If a man is, like Shemini Atzeret, a חג בפני עצמו (a holiday in its own right) he can, as such, enhance all of Sukkot whose latest link he is. Creativity, therefore, consists in being and developing your own self, and then using those talents to reveal and fulfill and ennoble the past out of which you emerged and which is an ineradicable part of yourself.

Is not this the meaning of Kaddish? By virtue of a child arising and declaring קדושת השם, the sanctity of the Divine Name, by living the right kind of life, he atones for his parents who already are departed from this earthly scene.

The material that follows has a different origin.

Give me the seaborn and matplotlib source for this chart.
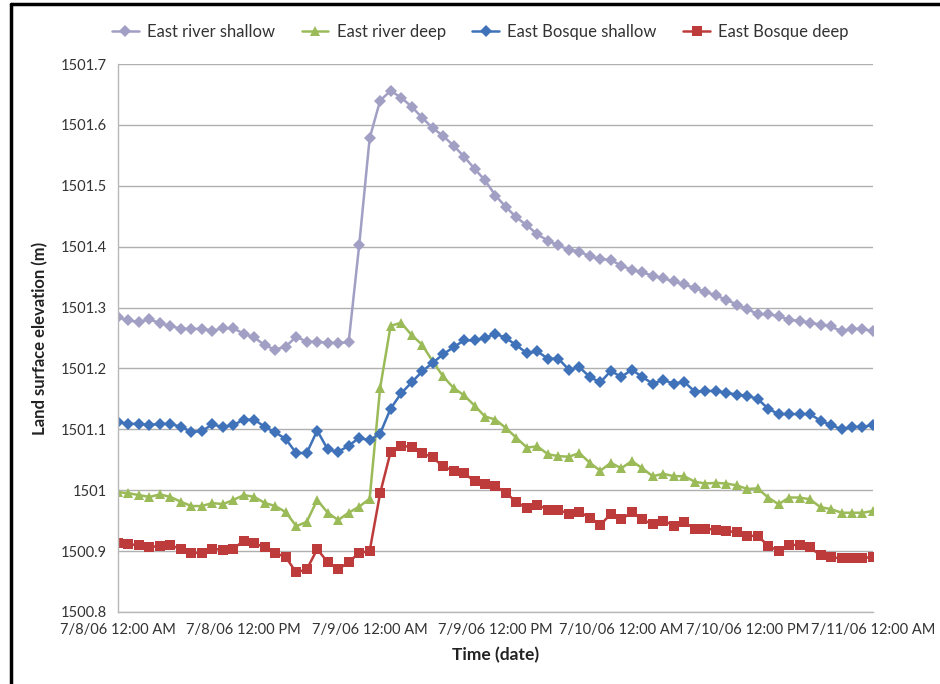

So, if a son is more devout or more scholarly or has more moral sensitivity than a parent, he is at one and the same time “doing his own thing,” and he is carrying over the past into the future on a new plateau, on a higher niveau – enhancing the past, while revealing its true roots and latent potencies, demonstrating that his parents must have possessed such potential qualities of devoutness or scholarship or ethical sensitivity or charitableness, which only now are being expressed in the life of the son or the daughter.

So Shemini Atzeret expresses not only the tension between המשך and חידוש, between continuity and autonomous innovation, but also the concept of תיקון, of transformation and restoration and improvement of the past.

As a “holiday in its own right,” Shemini Atzeret becomes an עצרת, a closing factor for all of Sukkot, tying it up, integrating it, revealing its new dimensions and its concealed sanctity.

It is with such thoughts that we prepare for Yizkor. We are different from our parents, and that is as it should be. In so many ways we are our parents, and that is as it should be. But above all else, how we live, how we give, how we conduct our homes and our businesses and our lives, how we study Torah and how we relate to the People of Israel and especially to God, can fulfill the unrealized dreams of our parents, can express their hidden powers, can atone for their blemishes, and can bring a new ark into the temples of their memory.